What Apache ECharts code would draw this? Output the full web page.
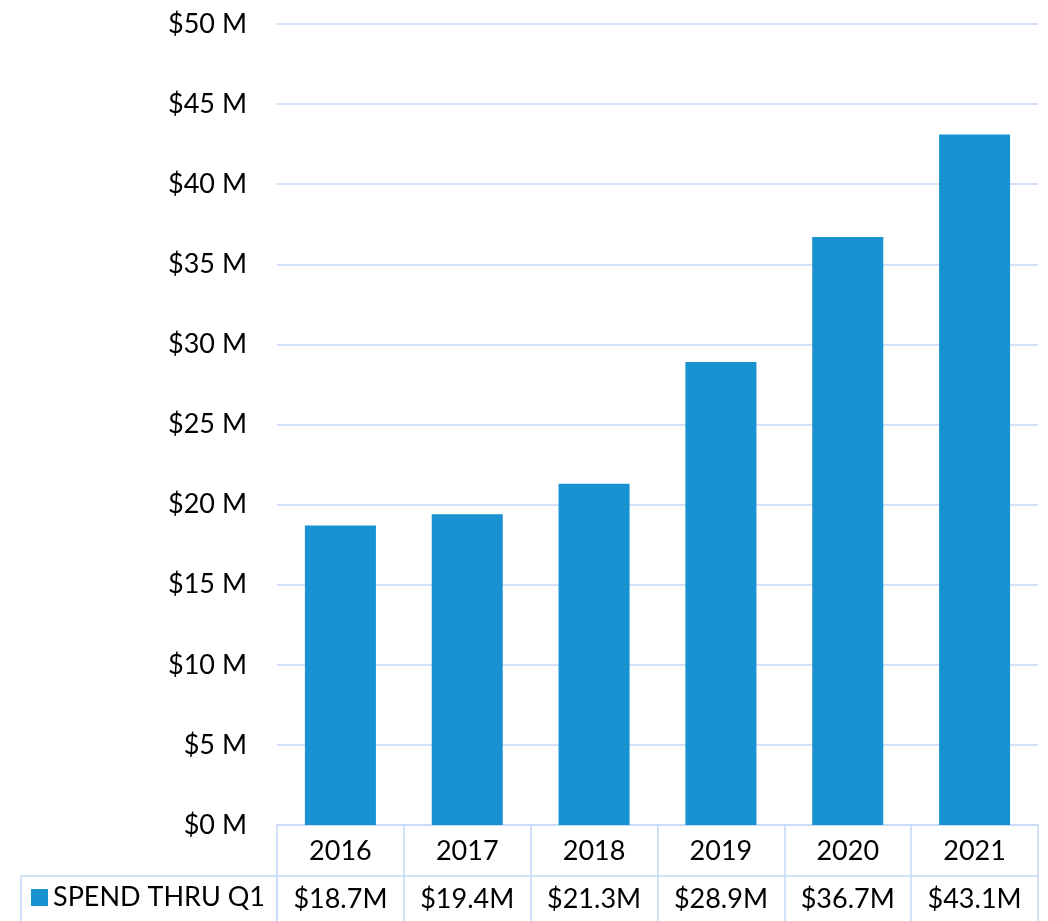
<!DOCTYPE html>
<html>
<head>
<meta charset="utf-8">
<script src="https://cdn.jsdelivr.net/npm/echarts@6/dist/echarts.min.js"></script>
<style>
  html, body { margin: 0; padding: 0; background: #fff; }
  #chart { width: 1048px; height: 921px; }
</style>
</head>
<body>
<div id="chart"></div>
<script>
// data
const years = ['2016', '2017', '2018', '2019', '2020', '2021'];
const spend = [18.7, 19.4, 21.3, 28.9, 36.7, 43.1]; // $M
const seriesName = 'SPEND THRU Q1';

const FONT = 'Lato, "Open Sans", sans-serif';
const BAR_COLOR = '#1892D0';
const LINE_COLOR = '#C6D9F7';
const TEXT_COLOR = '#000';

const chart = echarts.init(document.getElementById('chart'));

const option = {
  animation: false,
  textStyle: { fontFamily: FONT },
  grid: { left: 277, right: 10, top: 24, bottom: 96, containLabel: false },
  legend: {
    data: [seriesName],
    left: 31,
    top: 884,
    padding: 0,
    icon: 'rect',
    itemWidth: 17,
    itemHeight: 17,
    textStyle: { fontSize: 27, color: TEXT_COLOR, fontFamily: FONT, lineHeight: 27 }
  },
  // border of the legend cell of the data table
  graphic: [{
    type: 'rect',
    shape: { x: 21, y: 876, width: 256, height: 60 },
    style: { fill: null, stroke: LINE_COLOR, lineWidth: 1.5 },
    silent: true
  }],
  xAxis: [{
    type: 'category',
    data: years,
    position: 'bottom',
    axisLine: { show: true, lineStyle: { color: LINE_COLOR, width: 1.5 } },
    axisTick: { show: true, interval: 0, alignWithLabel: false, length: 51,
      lineStyle: { color: LINE_COLOR, width: 1.5 } },
    axisLabel: { fontSize: 27, color: TEXT_COLOR, margin: 13, lineHeight: 27, fontFamily: FONT }
  }, {
    type: 'category',
    data: years,
    position: 'bottom',
    offset: 51,
    axisLine: { show: true, lineStyle: { color: LINE_COLOR, width: 1.5 } },
    axisTick: { show: true, interval: 0, alignWithLabel: false, length: 50,
      lineStyle: { color: LINE_COLOR, width: 1.5 } },
    axisLabel: {
      fontSize: 27, color: TEXT_COLOR, margin: 10, lineHeight: 27, fontFamily: FONT,
      formatter: function (v, i) { return '$' + spend[i].toFixed(1) + 'M'; }
    }
  }],
  yAxis: {
    type: 'value',
    min: 0,
    max: 50,
    interval: 5,
    axisLine: { show: false },
    axisTick: { show: false },
    splitLine: { lineStyle: { color: LINE_COLOR, width: 1.5 } },
    axisLabel: {
      fontSize: 27, color: TEXT_COLOR, margin: 30, fontFamily: FONT,
      formatter: function (v) { return '$' + v + ' M'; }
    }
  },
  series: [{
    name: seriesName,
    type: 'bar',
    xAxisIndex: 0,
    data: spend,
    barWidth: '56%',
    itemStyle: { color: BAR_COLOR }
  }]
};

chart.setOption(option);
</script>
</body>
</html>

Requirement →
Extract the full listing exactly, with the pictures left out.

Finished exercise →
What Apache ECharts code would draw this? Output the full web page.
<!DOCTYPE html>
<html>
<head>
<meta charset="utf-8">
<script src="https://cdn.jsdelivr.net/npm/echarts@6/dist/echarts.min.js"></script>
<style>
  html, body { margin: 0; padding: 0; background: #fff; }
  #chart { width: 1048px; height: 921px; }
</style>
</head>
<body>
<div id="chart"></div>
<script>
// data
const years = ['2016', '2017', '2018', '2019', '2020', '2021'];
const spend = [18.7, 19.4, 21.3, 28.9, 36.7, 43.1]; // $M
const seriesName = 'SPEND THRU Q1';

const FONT = 'Lato, "Open Sans", sans-serif';
const BAR_COLOR = '#1892D0';
const LINE_COLOR = '#C6D9F7';
const TEXT_COLOR = '#000';

const chart = echarts.init(document.getElementById('chart'));

const option = {
  animation: false,
  textStyle: { fontFamily: FONT },
  grid: { left: 277, right: 10, top: 24, bottom: 96, containLabel: false },
  legend: {
    data: [seriesName],
    left: 31,
    top: 884,
    padding: 0,
    icon: 'rect',
    itemWidth: 17,
    itemHeight: 17,
    textStyle: { fontSize: 27, color: TEXT_COLOR, fontFamily: FONT, lineHeight: 27 }
  },
  // border of the legend cell of the data table
  graphic: [{
    type: 'rect',
    shape: { x: 21, y: 876, width: 256, height: 60 },
    style: { fill: null, stroke: LINE_COLOR, lineWidth: 1.5 },
    silent: true
  }],
  xAxis: [{
    type: 'category',
    data: years,
    position: 'bottom',
    axisLine: { show: true, lineStyle: { color: LINE_COLOR, width: 1.5 } },
    axisTick: { show: true, interval: 0, alignWithLabel: false, length: 51,
      lineStyle: { color: LINE_COLOR, width: 1.5 } },
    axisLabel: { fontSize: 27, color: TEXT_COLOR, margin: 13, lineHeight: 27, fontFamily: FONT }
  }, {
    type: 'category',
    data: years,
    position: 'bottom',
    offset: 51,
    axisLine: { show: true, lineStyle: { color: LINE_COLOR, width: 1.5 } },
    axisTick: { show: true, interval: 0, alignWithLabel: false, length: 50,
      lineStyle: { color: LINE_COLOR, width: 1.5 } },
    axisLabel: {
      fontSize: 27, color: TEXT_COLOR, margin: 10, lineHeight: 27, fontFamily: FONT,
      formatter: function (v, i) { return '$' + spend[i].toFixed(1) + 'M'; }
    }
  }],
  yAxis: {
    type: 'value',
    min: 0,
    max: 50,
    interval: 5,
    axisLine: { show: false },
    axisTick: { show: false },
    splitLine: { lineStyle: { color: LINE_COLOR, width: 1.5 } },
    axisLabel: {
      fontSize: 27, color: TEXT_COLOR, margin: 30, fontFamily: FONT,
      formatter: function (v) { return '$' + v + ' M'; }
    }
  },
  series: [{
    name: seriesName,
    type: 'bar',
    xAxisIndex: 0,
    data: spend,
    barWidth: '56%',
    itemStyle: { color: BAR_COLOR }
  }]
};

chart.setOption(option);
</script>
</body>
</html>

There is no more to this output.